Haydn’s Moderato (1st movt from Sonata in G minor, Hob. XVI/44) (Grade 8)
The Sonata in G minor, Hob XVI/44 was composed in the early 1770s and is an example of the Empfindsamer Stil (sensitive style) developed by musicians and poets in 18th century Germany to express true and natural feelings. Sudden changes in mood are a feature of this style, and Haydn uses major and minor contrasts to express dark and light. The key of G minor is associated with sadness and tragedy.

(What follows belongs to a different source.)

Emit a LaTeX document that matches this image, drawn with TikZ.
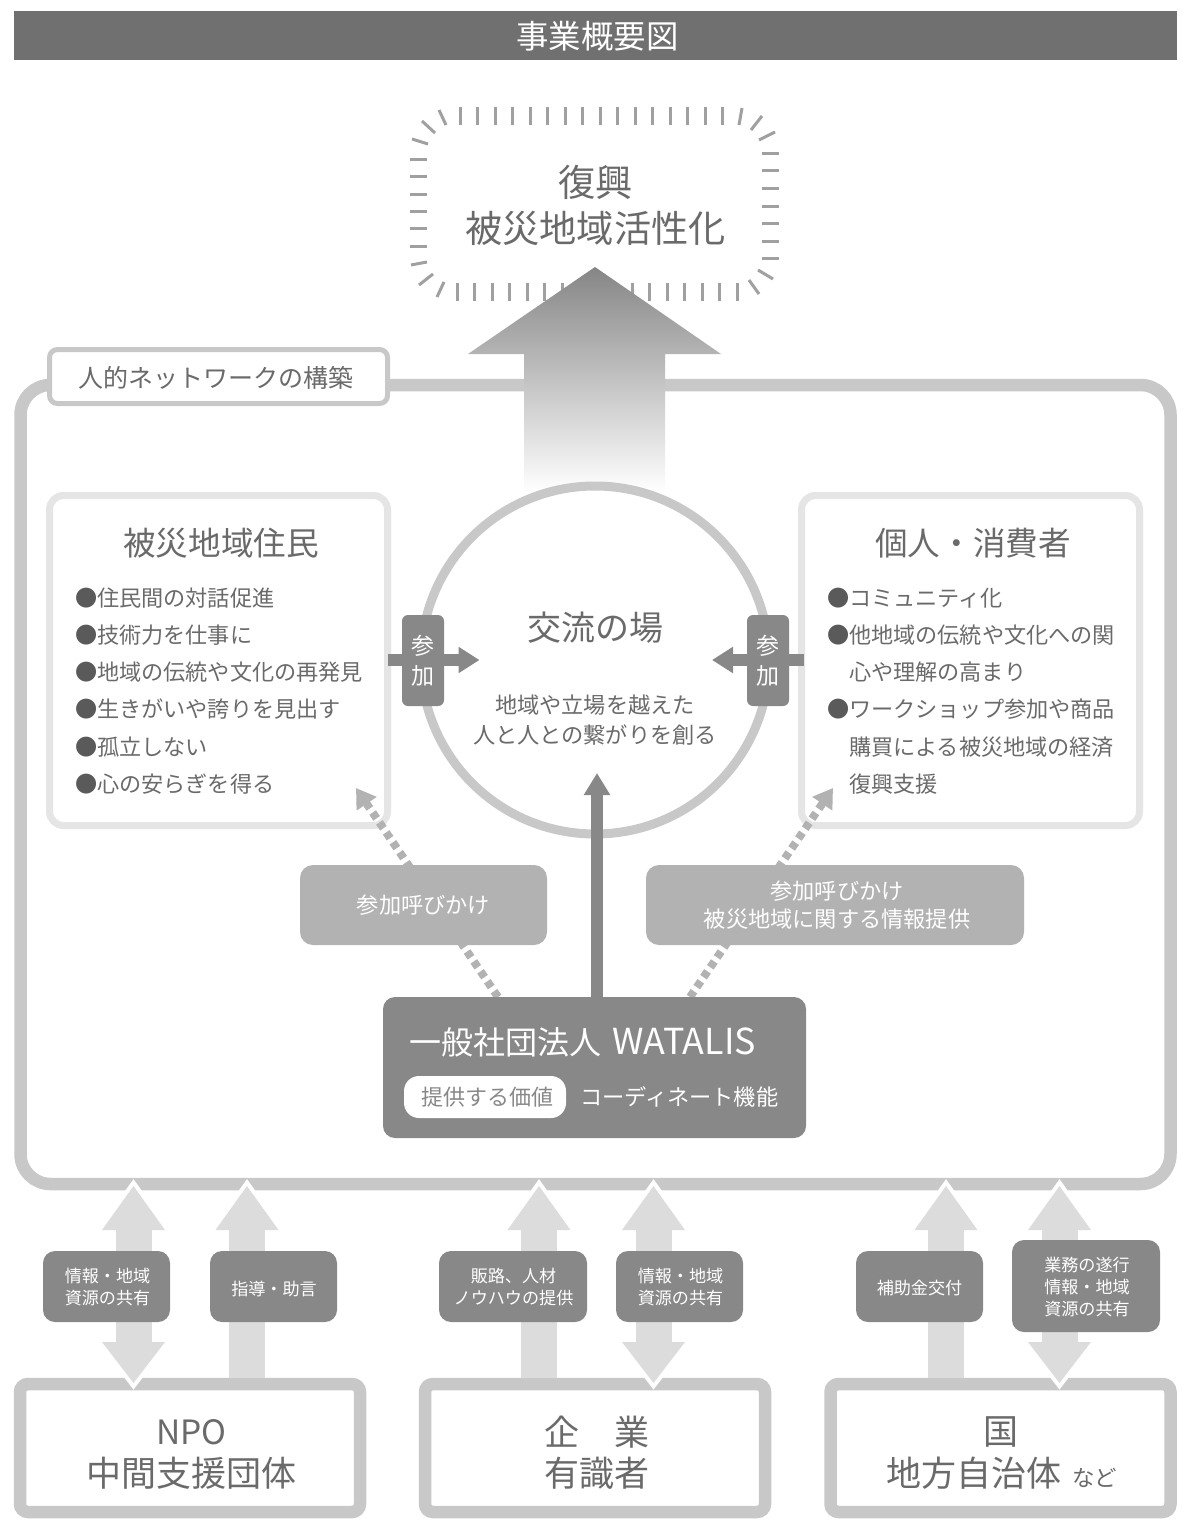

This is one of a number of early sonatas Haydn intended for the harpsichord, which explains why there are no dynamic markings. The harpsichordist achieves colour, contrast and expression by other means; when playing this music on the piano we should feel free to avail ourselves of the resources of the piano by adding our own dynamics and pedalling in ways that are stylistically appropriate. Here are some suggestions. The sudden shift to B♭ minor (bar 9) needs a special colour; begin softly and open up the sound to the end of the phrase. A crescendo is natural in the ascending sequences (bars 15–17, etc) and implied from bar 46 as the texture thickens when voices enter one after the other. Pedal should never cover articulation markings or clarity of the part writing but we may use small dabs of pedal for colour and resonance (bar 10, 12, etc.). Pay close attention to Haydn’s articulation markings. Staccato wedges indicate detachment but notes should not be played very short; unmarked quavers may be detached. Play the second note of slurred pairs softer and slightly shorter.